**Records for this task:**
------------------------------
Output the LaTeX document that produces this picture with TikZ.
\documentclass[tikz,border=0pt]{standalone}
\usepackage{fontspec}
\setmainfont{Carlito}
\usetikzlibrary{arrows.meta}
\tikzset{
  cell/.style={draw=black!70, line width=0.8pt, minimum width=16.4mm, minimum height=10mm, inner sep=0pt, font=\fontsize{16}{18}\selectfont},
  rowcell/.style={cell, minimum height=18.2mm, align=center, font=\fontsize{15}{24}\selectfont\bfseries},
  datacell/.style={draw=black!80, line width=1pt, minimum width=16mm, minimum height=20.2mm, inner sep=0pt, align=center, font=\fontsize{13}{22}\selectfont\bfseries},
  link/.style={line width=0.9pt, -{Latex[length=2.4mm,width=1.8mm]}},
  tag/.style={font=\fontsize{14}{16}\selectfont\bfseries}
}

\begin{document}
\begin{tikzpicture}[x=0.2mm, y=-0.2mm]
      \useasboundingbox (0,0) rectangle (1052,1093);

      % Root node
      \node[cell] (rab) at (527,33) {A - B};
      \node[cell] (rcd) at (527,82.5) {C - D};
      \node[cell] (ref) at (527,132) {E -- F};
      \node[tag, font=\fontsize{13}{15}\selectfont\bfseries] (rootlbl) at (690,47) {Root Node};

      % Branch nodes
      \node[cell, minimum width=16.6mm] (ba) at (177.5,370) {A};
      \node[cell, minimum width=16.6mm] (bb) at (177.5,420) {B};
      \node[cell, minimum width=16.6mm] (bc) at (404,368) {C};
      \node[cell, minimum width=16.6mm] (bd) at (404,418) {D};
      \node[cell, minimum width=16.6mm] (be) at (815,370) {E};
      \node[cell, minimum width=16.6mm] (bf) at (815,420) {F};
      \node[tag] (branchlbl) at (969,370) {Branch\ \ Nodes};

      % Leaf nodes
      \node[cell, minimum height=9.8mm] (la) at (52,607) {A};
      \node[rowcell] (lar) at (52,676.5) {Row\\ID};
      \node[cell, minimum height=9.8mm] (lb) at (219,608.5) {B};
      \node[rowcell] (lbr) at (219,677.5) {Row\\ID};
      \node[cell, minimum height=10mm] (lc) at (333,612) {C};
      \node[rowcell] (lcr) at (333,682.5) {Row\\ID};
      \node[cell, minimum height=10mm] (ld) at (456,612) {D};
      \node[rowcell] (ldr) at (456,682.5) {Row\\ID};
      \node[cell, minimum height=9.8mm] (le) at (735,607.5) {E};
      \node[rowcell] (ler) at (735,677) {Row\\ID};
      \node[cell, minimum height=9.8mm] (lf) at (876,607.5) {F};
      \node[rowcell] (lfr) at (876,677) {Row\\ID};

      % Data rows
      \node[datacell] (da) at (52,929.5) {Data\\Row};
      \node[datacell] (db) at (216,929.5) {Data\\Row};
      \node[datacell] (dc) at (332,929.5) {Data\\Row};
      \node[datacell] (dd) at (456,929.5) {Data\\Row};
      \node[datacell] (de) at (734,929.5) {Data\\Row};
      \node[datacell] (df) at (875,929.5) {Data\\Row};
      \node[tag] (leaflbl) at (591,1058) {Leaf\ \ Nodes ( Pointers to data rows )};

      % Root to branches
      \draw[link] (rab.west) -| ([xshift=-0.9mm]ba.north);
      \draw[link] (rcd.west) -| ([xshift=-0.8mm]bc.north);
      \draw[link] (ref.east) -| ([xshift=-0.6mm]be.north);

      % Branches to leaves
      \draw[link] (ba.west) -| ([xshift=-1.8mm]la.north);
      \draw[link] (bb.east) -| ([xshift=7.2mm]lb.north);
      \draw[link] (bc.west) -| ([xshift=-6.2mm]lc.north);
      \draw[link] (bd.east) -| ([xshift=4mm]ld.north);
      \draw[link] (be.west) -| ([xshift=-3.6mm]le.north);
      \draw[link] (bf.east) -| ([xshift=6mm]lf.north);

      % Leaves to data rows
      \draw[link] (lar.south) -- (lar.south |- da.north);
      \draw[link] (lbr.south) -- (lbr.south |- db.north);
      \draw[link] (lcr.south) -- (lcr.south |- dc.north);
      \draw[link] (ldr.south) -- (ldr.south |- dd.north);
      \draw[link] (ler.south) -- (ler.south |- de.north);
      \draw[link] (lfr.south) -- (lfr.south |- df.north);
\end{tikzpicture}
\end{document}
------------------------------
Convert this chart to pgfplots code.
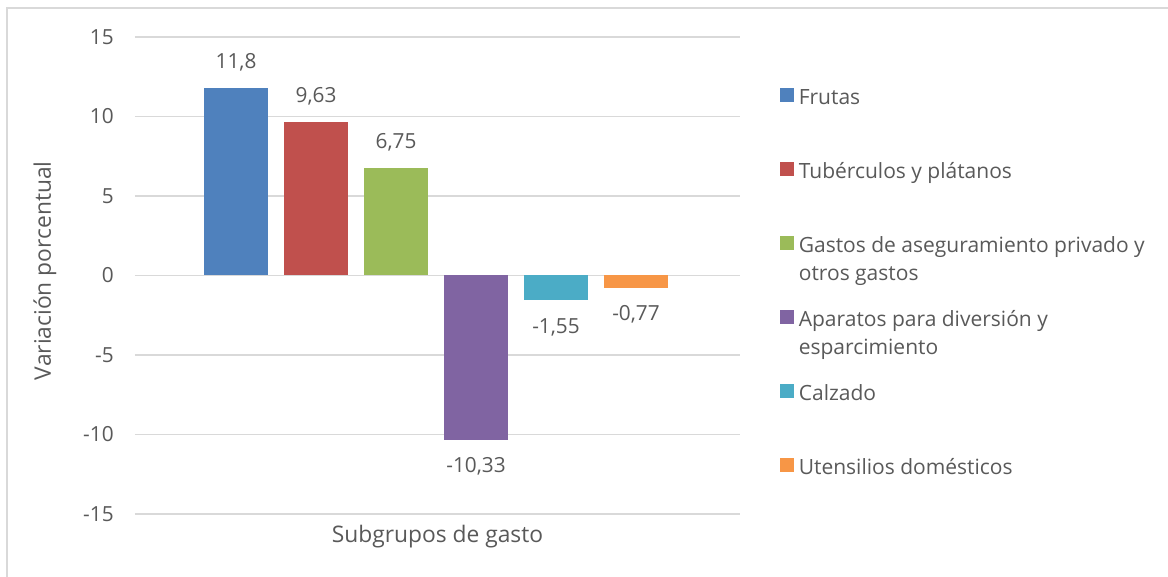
------------------------------
**Task requirements:** Using the data above, reproduce exactly the lines from the line that contains "Output the LaTeX" through the line that contains "(branchlbl) at (969,370)", including both.

**Answer to the exercise:**
Output the LaTeX document that produces this picture with TikZ.
\documentclass[tikz,border=0pt]{standalone}
\usepackage{fontspec}
\setmainfont{Carlito}
\usetikzlibrary{arrows.meta}
\tikzset{
  cell/.style={draw=black!70, line width=0.8pt, minimum width=16.4mm, minimum height=10mm, inner sep=0pt, font=\fontsize{16}{18}\selectfont},
  rowcell/.style={cell, minimum height=18.2mm, align=center, font=\fontsize{15}{24}\selectfont\bfseries},
  datacell/.style={draw=black!80, line width=1pt, minimum width=16mm, minimum height=20.2mm, inner sep=0pt, align=center, font=\fontsize{13}{22}\selectfont\bfseries},
  link/.style={line width=0.9pt, -{Latex[length=2.4mm,width=1.8mm]}},
  tag/.style={font=\fontsize{14}{16}\selectfont\bfseries}
}

\begin{document}
\begin{tikzpicture}[x=0.2mm, y=-0.2mm]
      \useasboundingbox (0,0) rectangle (1052,1093);

      % Root node
      \node[cell] (rab) at (527,33) {A - B};
      \node[cell] (rcd) at (527,82.5) {C - D};
      \node[cell] (ref) at (527,132) {E -- F};
      \node[tag, font=\fontsize{13}{15}\selectfont\bfseries] (rootlbl) at (690,47) {Root Node};

      % Branch nodes
      \node[cell, minimum width=16.6mm] (ba) at (177.5,370) {A};
      \node[cell, minimum width=16.6mm] (bb) at (177.5,420) {B};
      \node[cell, minimum width=16.6mm] (bc) at (404,368) {C};
      \node[cell, minimum width=16.6mm] (bd) at (404,418) {D};
      \node[cell, minimum width=16.6mm] (be) at (815,370) {E};
      \node[cell, minimum width=16.6mm] (bf) at (815,420) {F};
      \node[tag] (branchlbl) at (969,370) {Branch\ \ Nodes};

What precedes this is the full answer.